Discussing her prolonged absence from the screen, she told the paper in May she had been the victim of a fickle film industry. “I was a star. I had leading roles. People think it’s just ageing, but it’s not. It’s violence,” she said.

Asked to explain, she said: “How would you feel if people were really nice, and then, suddenly, on a dime they turn on you?

“You would never believe it unless it happens to you. That’s why you get hurt, because you can’t really believe it’s true.”

‘Ultimate film star’

Concerns about her health were raised when she appeared on the TV talk show Dr Phil in 2016 and told him: “I’m very sick.
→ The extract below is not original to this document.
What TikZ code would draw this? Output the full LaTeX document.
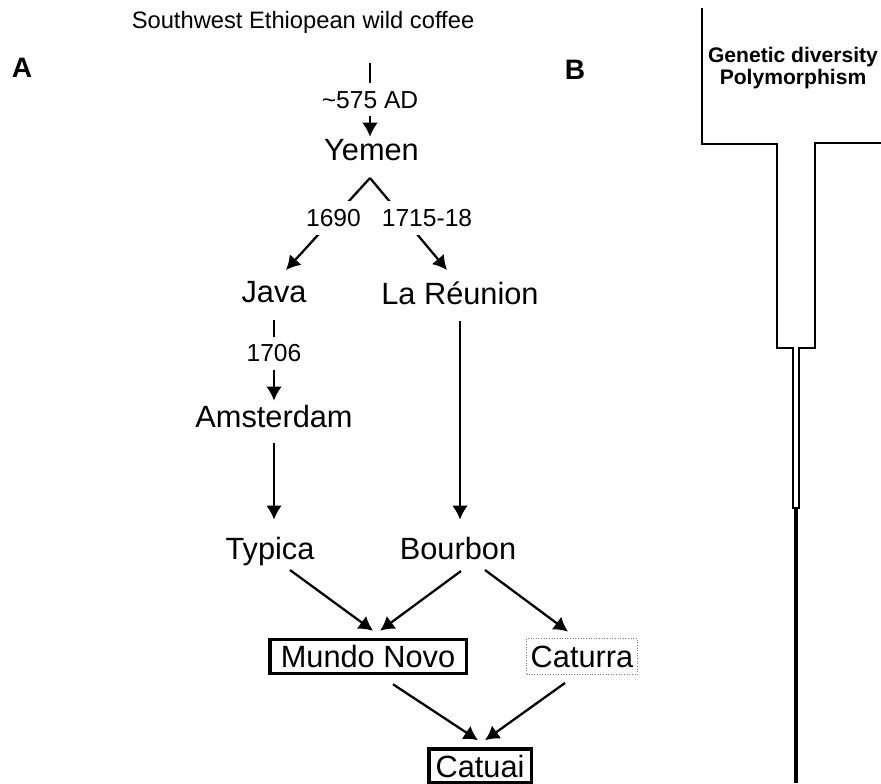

I need help.”

She also talked about receiving messages from a “shapeshifting” Robin Williams following his death, and talked about malevolent forces who were out to do her harm, the paper said.

Speaking about that period, Gilroy told the New York Times she had become “paranoid and just kind of delusional”.

Asked by the paper why she had agreed to return to the screen in The Forest Hills, she replied: “I wanted to act again. And then this guy kept calling, and so I wound up doing it.”

Novelist Nicole Flattery wrote in the Financial Times in 2023 that her return showed her magic had remained intact.

In an article dubbing her the “ultimate film star”, Flattery summed up her talent, writing: “She’s a master at playing characters who act happy when they’re sad, their daffiness masking depth.”